On April 16, Trino Motion Pictures announced that its psychological thriller The Weekendhad been picked up by Canal+ for a French-dubbed release across more than 60 Francophone territories. The deal spans Africa, Europe, and French overseas territories, covering both linear TV and streaming. It is one of the widest international rollouts for an independently produced Nigerian film to date.
Nollywood’s export story usually gets told through Netflix and the Anglophone diaspora. Francophone Africa, a market of over 200 million people sitting right next door, has largely been a blind spot. Most Nigerian films never get dubbed into French. Most Nigerian producers never build the broker relationships that turn a local hit into a continental one. The weekend changes that matter for everyone downstream.

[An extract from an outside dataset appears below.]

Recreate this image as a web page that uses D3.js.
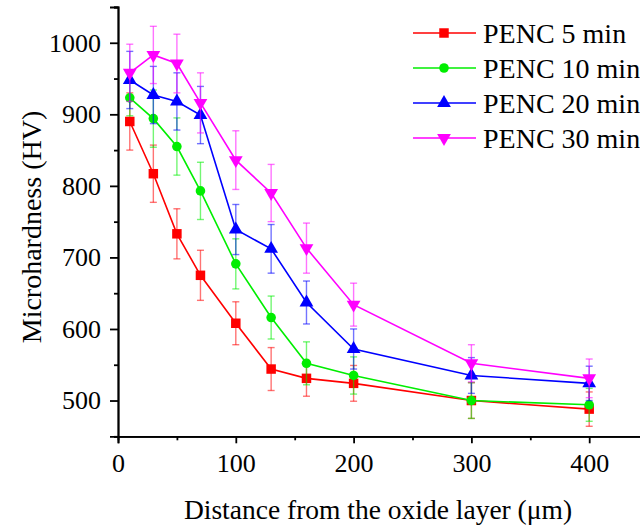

What Does This Actually Do for the Creator Economy?
One film deal doesn’t shift an industry. What shifts it is what sits underneath the deal. Trino worked with iFind Pictures, an international sales agent that has handled several of its previous French-language acquisitions. That relationship is infrastructure. The dubbing studios, the sales agents, and the festival runs through Tribeca 2024, BFI London, Screamfest and NollywoodWeek Paris are all infrastructure too, built over the years by people whose names rarely make the press release.
When Daniel Oriahi’s film lands on Canal+ screens in Dakar, Abidjan, Paris and Montreal, a Lagos post-production house gets a reference point. A Nigerian screenwriter gets a case study for their agent. A Francophone African producer starts thinking about Nigerian co-productions seriously. Every stage of the pipeline starts generating work.
What We Think
For years, Nollywood was framed as a content factory with a local ceiling. The 2025 box office numbers pushed back on that framing. The Canal+ deal pushes harder. Who else in Lagos is building a Trino-style pipeline of festival runs, international sales agents, genre films that travel, and producers treating distribution as a ten-year project? Somewhere in a Lekki post-production room tonight, someone is probably finishing the rough cut for the next one.